Yes, irony, thy name is Occupy Wall Street.
Besides, why would anyone occupying Wall Street care if a laptop was stolen? Or money? Or anything?

Perhaps their call for the redistribution of wealth is selective.



  1. Well said, Andrew. And you're right. The irony is rich when someone who hold up signs that say, in essence, "Everything should be free", complains of something being stolen from them. Almost as if they suddenly believed in private property rights!

    And why is it that the folks who paid $50,000 a year to go to some high falutin' university, find it immoral that the lender should expect to be paid back, but not immoral that they be charged $50,000 for what might be considered a second or third rate education?
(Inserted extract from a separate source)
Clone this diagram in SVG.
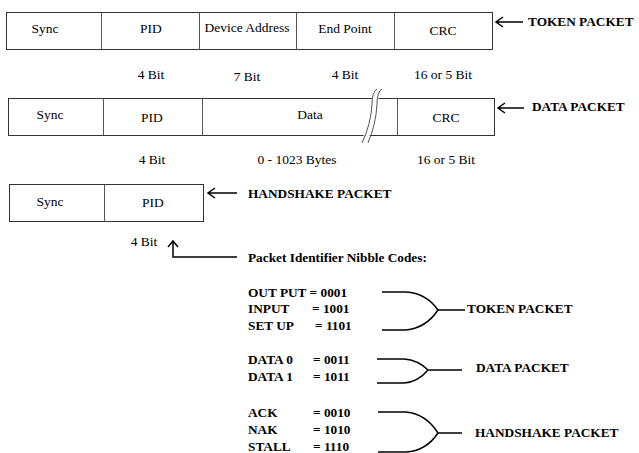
<svg xmlns="http://www.w3.org/2000/svg" width="639" height="453" viewBox="0 0 639 453" font-family="Liberation Serif, DejaVu Serif, serif">
<style>
.box{fill:#fff;stroke:#333;stroke-width:1}
.div{stroke:#555;stroke-width:1}
.t{font-size:13.5px;fill:#000;text-anchor:middle}
.b{font-size:13.3px;font-weight:bold;fill:#000}
.ln{fill:none;stroke:#000;stroke-width:1.5}
</style>
<rect width="639" height="453" fill="#fff"/>
<g id="token-packet">
<rect class="box" x="6.5" y="12.5" width="486" height="37"/>
<line class="div" x1="101.5" y1="12.5" x2="101.5" y2="49.5"/>
<line class="div" x1="199.5" y1="12.5" x2="199.5" y2="49.5"/>
<line class="div" x1="296.5" y1="12.5" x2="296.5" y2="49.5"/>
<line class="div" x1="394.5" y1="12.5" x2="394.5" y2="49.5"/>
<text class="t" x="45" y="33">Sync</text>
<text class="t" x="151" y="33">PID</text>
<text class="t" x="247" y="32">Device Address</text>
<text class="t" x="345" y="33">End Point</text>
<text class="t" x="443" y="35">CRC</text>
<text class="t" x="151" y="79">4 Bit</text>
<text class="t" x="247" y="81">7 Bit</text>
<text class="t" x="345" y="79">4 Bit</text>
<text class="t" x="443" y="79">16 or 5 Bit</text>
<text class="b" x="528" y="26">TOKEN PACKET</text>
</g>
<g id="data-packet">
<rect class="box" x="8.5" y="98.5" width="486" height="37"/>
<line class="div" x1="103.5" y1="98.5" x2="103.5" y2="135.5"/>
<line class="div" x1="202.5" y1="98.5" x2="202.5" y2="135.5"/>
<line class="div" x1="397.5" y1="98.5" x2="397.5" y2="135.5"/>
<path d="M373,96 Q369,118 363,138 L369,138 Q375,118 379,96 Z" fill="#fff" stroke="none"/>
<path class="div" fill="none" d="M377,89 Q372,92 372,104 Q371,124 362,143"/>
<path class="div" fill="none" d="M382,89 Q377,92 377,104 Q376,124 368,143"/>
<text class="t" x="50" y="119">Sync</text>
<text class="t" x="152" y="122">PID</text>
<text class="t" x="310" y="119">Data</text>
<text class="t" x="446" y="122">CRC</text>
<text class="t" x="152" y="164">4 Bit</text>
<text class="t" x="297" y="164">0  - 1023 Bytes</text>
<text class="t" x="446" y="164">16 or 5 Bit</text>
<text class="b" x="532" y="111">DATA PACKET</text>
</g>
<g id="handshake-packet">
<rect class="box" x="9.5" y="184.5" width="194" height="37"/>
<line class="div" x1="104.5" y1="184.5" x2="104.5" y2="221.5"/>
<text class="t" x="50" y="206">Sync</text>
<text class="t" x="153" y="207">PID</text>
<text class="t" x="144" y="246">4 Bit</text>
<text class="b" x="248" y="198">HANDSHAKE PACKET</text>
</g>
<g id="pid-codes">
<text class="b" x="248" y="262">Packet Identifier Nibble Codes:</text>
<text class="b" x="248" y="297">OUT PUT = 0001</text>
<text class="b" x="248" y="313">INPUT</text><text class="b" x="312" y="313">= 1001</text>
<text class="b" x="248" y="330">SET UP</text><text class="b" x="315" y="330">= 1101</text>
<text class="b" x="467" y="313">TOKEN PACKET</text>
<text class="b" x="248" y="364">DATA 0</text><text class="b" x="313" y="364">= 0011</text>
<text class="b" x="248" y="381">DATA 1</text><text class="b" x="313" y="381">= 1011</text>
<text class="b" x="476" y="372">DATA PACKET</text>
<text class="b" x="248" y="417">ACK</text><text class="b" x="313" y="417">= 0010</text>
<text class="b" x="248" y="434">NAK</text><text class="b" x="313" y="434">= 1010</text>
<text class="b" x="248" y="451">STALL</text><text class="b" x="313" y="451">= 1110</text>
<text class="b" x="475" y="437">HANDSHAKE PACKET</text>
</g>
<g id="connectors">
<path class="ln" d="M523,22 H496 M503,17 L496,22 L503,27"/>
<path class="ln" d="M524,108 H498 M505,103 L498,108 L505,113"/>
<path class="ln" d="M237,193 H208 M215,188 L208,193 L215,198"/>
<path class="ln" d="M237,257 H173 V241 M168,247 L173,241 L178,247"/>
<path class="ln" d="M382,292 H406 Q426,293 438,310 Q426,328 406,330 H382 M438,310 H465"/>
<path class="ln" d="M377,359 H404 Q418,360 428,370 Q418,382 404,383 H377 M428,370 H462"/>
<path class="ln" d="M378,412 H406 Q426,414 438,433 Q426,451 406,452 H378 M438,433 H462"/>
</g>
</svg>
    And if they find it immoral to pay the lenders back (I speak in the backwards parlance of the demonstrators), why is it they never seem to make that distinction until after they have received their education? Isn't that a little like going to a restaurant and complaining about the prices after you've already eaten the meal?

    Can we find so much as a single protestor who can stand up and say, I thought it was immoral to be charged that much for a college education, and have to pay it back, so I didn't borrow the money ?

    Didn't think so.

  2. “I had my Mac stolen -- that was like $5,500."

    She'd probably feel much worse if she had actually earned the money to buy the laptop that was stolen from her. Not a lot of street smarts going on down there, if I had a $5,500 Mac you can bet that it would be duct taped to my body. She's pretty good at inflating an insurance claim - gotta give her that.

  3. "...if I had a $5,500 Mac you can bet that it would be duct taped to my body"
    Can I be your tech support guy?

  4. I'll bring the Nutella, you bring the duct tape!

  5. I think duct tape is contributing to the unnatural (and ultimately devastating) change in climate that is wreaking havoc across the planet. Maybe you can use some kind of organic swamp paste as an adhesive to keep that five-grand computer attached to you.

    Incidentally, that must be SOME Mac to cost that much. I have two computers in my home studio, each with 16 GB of Ram and 10 total TB of storage and it didn't cost me nearly that much.

    If only I were rich, I could get better equipment AND self-loathe.

  6. You have a point about the duct tape. What was I thinking? I'm going with hemp.

    A Macbook Pro with all the bells and whistles will run about $4400 and it's a sweet machine! If that baby were mine, I would wine and dine it, buy it flowers. I would NOT take it camping. Now I'm angry and I've decided that my Mac Mini is no longer up to snuff, so I'm going down to occupy the Apple store. Wanna come?

  7. Careful, Andrew! Last time a woman tempted a man with an Apple, things turned out rather badly.

  8. Not really, someone had to locate the remote, ask for directions, and remember which night to put the trash out on the curb.

  9. "ask for directions, and remember which night to put the trash out..."

    That's why we have GPS and Microsoft Outlook...

  10. So, you're saying I can have my apple sliced, baked, buttered, sauced, betty'd, turned over or pie'd?

  11. Apples, air conditioning, you're so hands-on!

    * swoons *

  12. "Apples, air conditioning, you're so hands-on!"

    Just let me show you what I can do with a couple of Pippins!

    BTW, "hands on" is generally the best!